ANNAPOLIS – The state’s cash-strapped mental health system’s deficit is expected to triple initial estimates to more than $70 million by 2003, according to a new report.
Lawmakers say the Mental Hygiene Administration, which oversees the state’s mental health system, may have to cut services to close the gap.
“If the projections hold up, the mental health administration will be looking at deficits that I, frankly, don’t know how they’re going to handle,” said House Environmental Matters Committee Chairman John Hurson, D- Montgomery, who has held hearings on the state’s mental health system.
“It will mean significant slashing of services to very, very needy people without any real plans on how we’re going to take of them,” Hurson said Friday.
The report by legislative analysts was first presented Thursday before a Senate Health and Human Services Subcommittee.
In 1997, the state switched to a fee-for-service system that reimburses clinics for each patient. But state fees cover 84 percent of clinics’ expenses, while Medicare covers only 50 percent of psychiatric bills, according to mental health providers.
State funding, however, hasn’t kept pace with the increasing demands for mental health services, creating a deeper fiscal crunch, said Lori Doyle, vice president of ReVisions Behavioral Health Systems of Cantonsville.
One of the state’s largest mental health providers, CPC Health Inc. in Montgomery County, closed last year. Two other clinics in the county, operated by Threshold Services Inc., are in danger of closing.
Gov. Parris N. Glendening’s $22 billion budget for 2003 includes $25.2 million for direct mental health services.
The Mental Hygiene Administration, however, has been struggling to pay off its deficit.
Although revenues from a tax amnesty program last year wiped out a large portion of the administration’s deficit, $27 to $29 million remained, according to the report.
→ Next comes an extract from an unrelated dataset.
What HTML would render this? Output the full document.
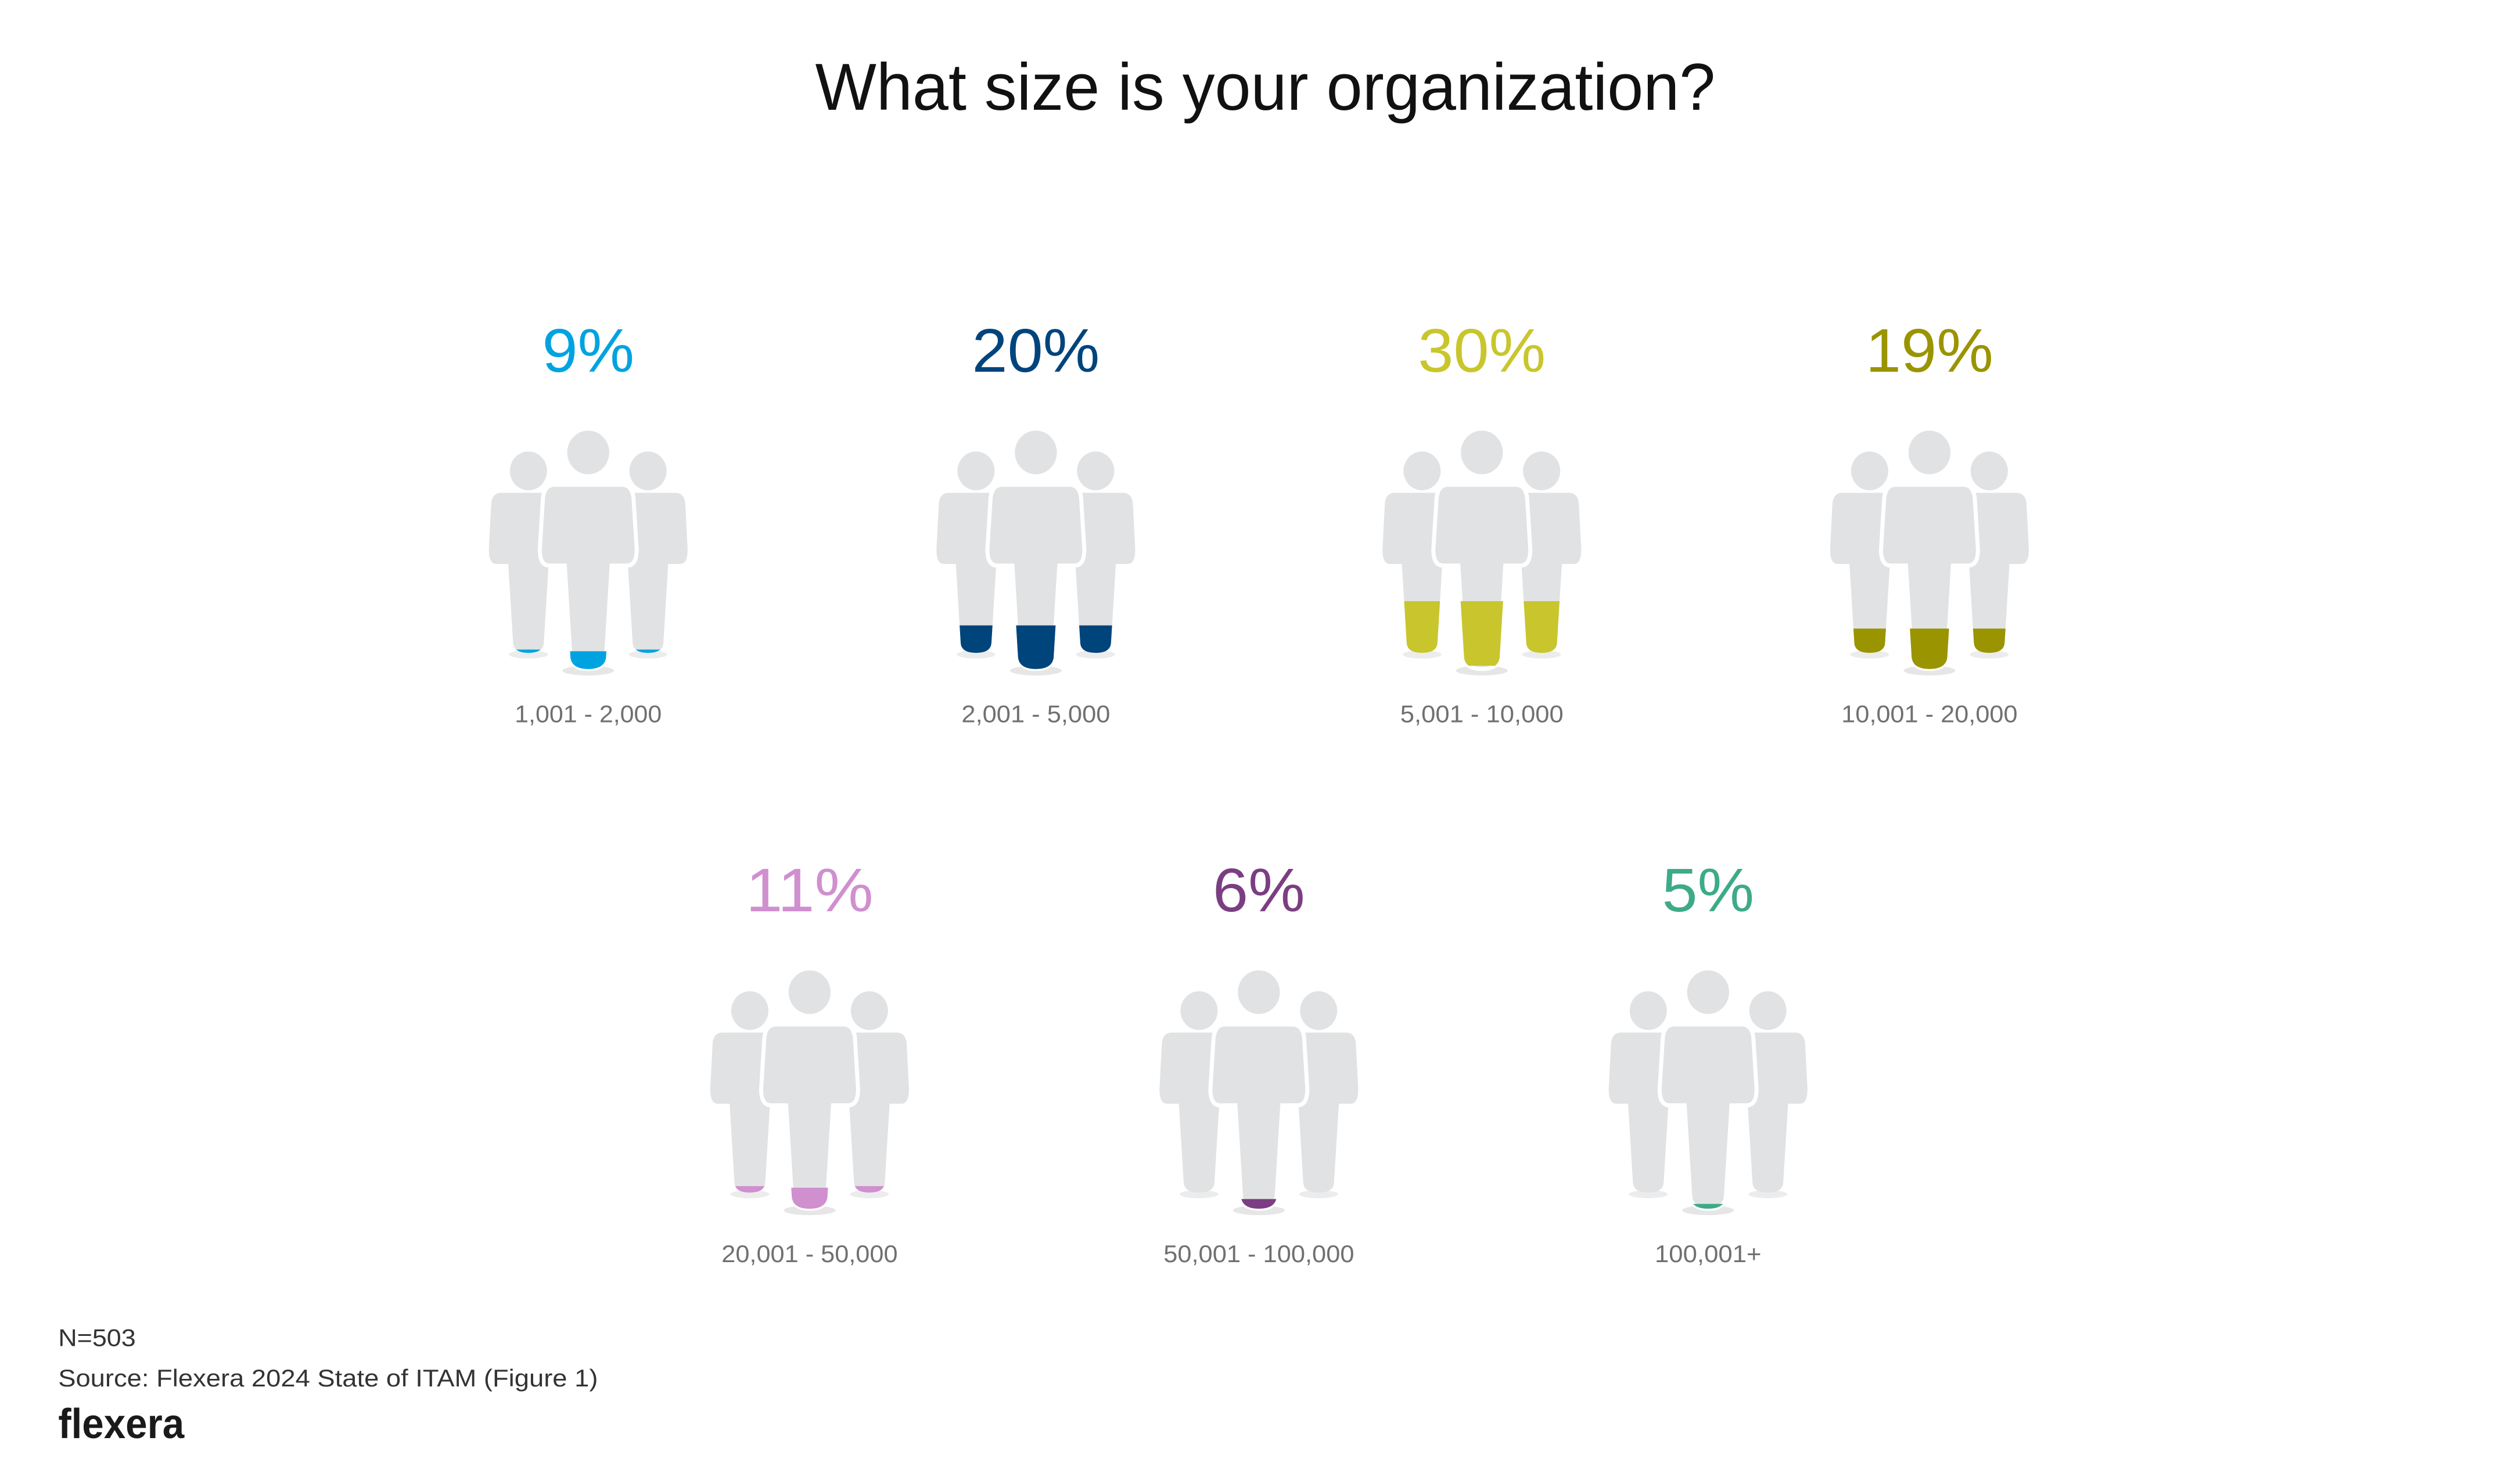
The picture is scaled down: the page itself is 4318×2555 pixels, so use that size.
<!DOCTYPE html>
<html><head><meta charset="utf-8"><style>
html,body{margin:0;padding:0;background:#fff;}
svg{display:block;}
text{font-family:"Liberation Sans",sans-serif;}
</style></head><body>
<svg id="s" width="4318" height="2555" viewBox="0 0 1552 918.35" xmlns="http://www.w3.org/2000/svg">
<rect width="1552" height="918.35" fill="#fff"/>
<text x="783" y="68" text-anchor="middle" font-size="41" fill="#111" textLength="557" lengthAdjust="spacingAndGlyphs">What size is your organization?</text>
<text x="36" y="833" font-size="15" fill="#333" textLength="48" lengthAdjust="spacingAndGlyphs">N=503</text>
<text x="36" y="858" font-size="15" fill="#333" textLength="334" lengthAdjust="spacingAndGlyphs">Source: Flexera 2024 State of ITAM (Figure 1)</text>
<text x="36" y="890" font-size="26" font-weight="bold" fill="#1a1a1a" textLength="78" lengthAdjust="spacingAndGlyphs">flexera</text>
<g id="g"></g>
</svg>
<script>
var data=[
[364,280,"9%","#00a3e0","1,001 - 2,000",123,122,91],
[641,280,"20%","#00447c","2,001 - 5,000",107,107,92],
[917,280,"30%","#c8c62c","5,001 - 10,000",92,92,101],
[1194,280,"19%","#9a9400","10,001 - 20,000",109,109,109],
[501,614,"11%","#d08fcf","20,001 - 50,000",121,120,109],
[779,614,"6%","#7b3e82","50,001 - 100,000",128,200,118],
[1057,614,"5%","#3daa88","100,001+",131,200,66]
];
function side(sx){
return "M"+(sx-17)+",25 H"+(sx+17)+" Q"+(sx+22)+",25 "+(sx+23)+",31 L"+(sx+24.5)+",60 Q"+(sx+24.5)+",69 "+(sx+20)+",69 L"+(sx+12.5)+",69 L"+(sx+9.5)+",118 Q"+(sx+9)+",124 "+sx+",124 Q"+(sx-9)+",124 "+(sx-9.5)+",118 L"+(sx-12.5)+",69 L"+(sx-20)+",69 Q"+(sx-24.5)+",69 "+(sx-24.5)+",60 L"+(sx-23)+",31 Q"+(sx-22)+",25 "+(sx-17)+",25 Z";
}
var center="M-21,20 H21 Q27,20 28,28 L30,60 Q30,70 24,70 L14.5,70 L11,127 Q10,134 0,134 Q-10,134 -11,127 L-14.5,70 L-24,70 Q-30,70 -30,60 L-28,28 Q-27,20 -21,20 Z";
var h="",i=0;
data.forEach(function(d){
 var cx=d[0],cy=d[1];i++;
 h+='<text x="'+cx+'" y="'+(cy-50)+'" text-anchor="middle" font-size="38" fill="'+d[3]+'" textLength="'+(d[2].length==2?57:79)+'" lengthAdjust="spacingAndGlyphs">'+d[2]+'</text>';
 h+='<g transform="translate('+cx+','+cy+')">';
 h+='<ellipse cx="0" cy="135" rx="16" ry="3" fill="#e6e6e6"/>';
 h+='<ellipse cx="-37" cy="125" rx="12" ry="2.5" fill="#ececec"/><ellipse cx="37" cy="125" rx="12" ry="2.5" fill="#ececec"/>';
 h+='<clipPath id="cs'+i+'"><rect x="-60" y="'+d[6]+'" width="120" height="40"/></clipPath>';
 h+='<clipPath id="cc'+i+'"><rect x="-60" y="'+d[5]+'" width="120" height="40"/></clipPath>';
 [-37,37].forEach(function(sx){
  h+='<ellipse cx="'+sx+'" cy="11.4" rx="11.5" ry="12" fill="#e1e2e4"/>';
  h+='<path d="'+side(sx)+'" fill="#e1e2e4"/>';
  h+='<path d="'+side(sx)+'" fill="'+d[3]+'" clip-path="url(#cs'+i+')"/>';
 });
 h+='<ellipse cx="0" cy="0" rx="13" ry="13.5" fill="#e1e2e4"/>';
 h+='<path d="'+center+'" fill="#e1e2e4" stroke="#fff" stroke-width="2.5"/>';
 h+='<path d="'+center+'" fill="'+d[3]+'" clip-path="url(#cc'+i+')"/>';
 h+='</g>';
 h+='<text x="'+cx+'" y="'+(cy+167)+'" text-anchor="middle" font-size="15" fill="#707070" textLength="'+d[7]+'" lengthAdjust="spacingAndGlyphs">'+d[4]+'</text>';
});
document.getElementById("g").innerHTML=h;
</script>
</body></html>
The deficit grew to $50 million for the 2002 fiscal year.
Without significant measures to trim costs, the deficit is projected to reach $70 million by the end of the 2003 fiscal year, according to the report.
“People are very alarmed that it has continually grown as fast as it has,” said Senate Health and Human Services Subcommittee Chairman Christopher Van Hollen, D-Montgomery.
Department of Health and Mental Hygiene Secretary Georges Benjamin did not return calls Friday.
To make up the deficit, legislative analysts recommended cuts, including $20 million from a fund that covers mental health patients ineligible for Medicaid and $2 million from money earmarked for school-based mental health center expansion.
Lawmakers must now consider slashing payments to providers or reducing services, said Doyle of ReVisions Behavioral Health Systems.
“Who do you cut off?” Doyle said. “The bottom line is that difficult choices have to be made at some point.”
While some lawmakers would like to infuse the state’s mental health system with more money, others like Hurson say that’s unlikely in a tight fiscal year.
“I don’t think that’s even a possibility,” he said. “I think we need to figure out why they’re running huge deficits.”
Still, one proposal approved unanimously by the Senate Finance Committee last month would provide clinics with a financial boost.
The bill would require Medicaid to reimburse providers the full amount of a mental health outpatient service if the patient is eligible for Medicare and Medicaid.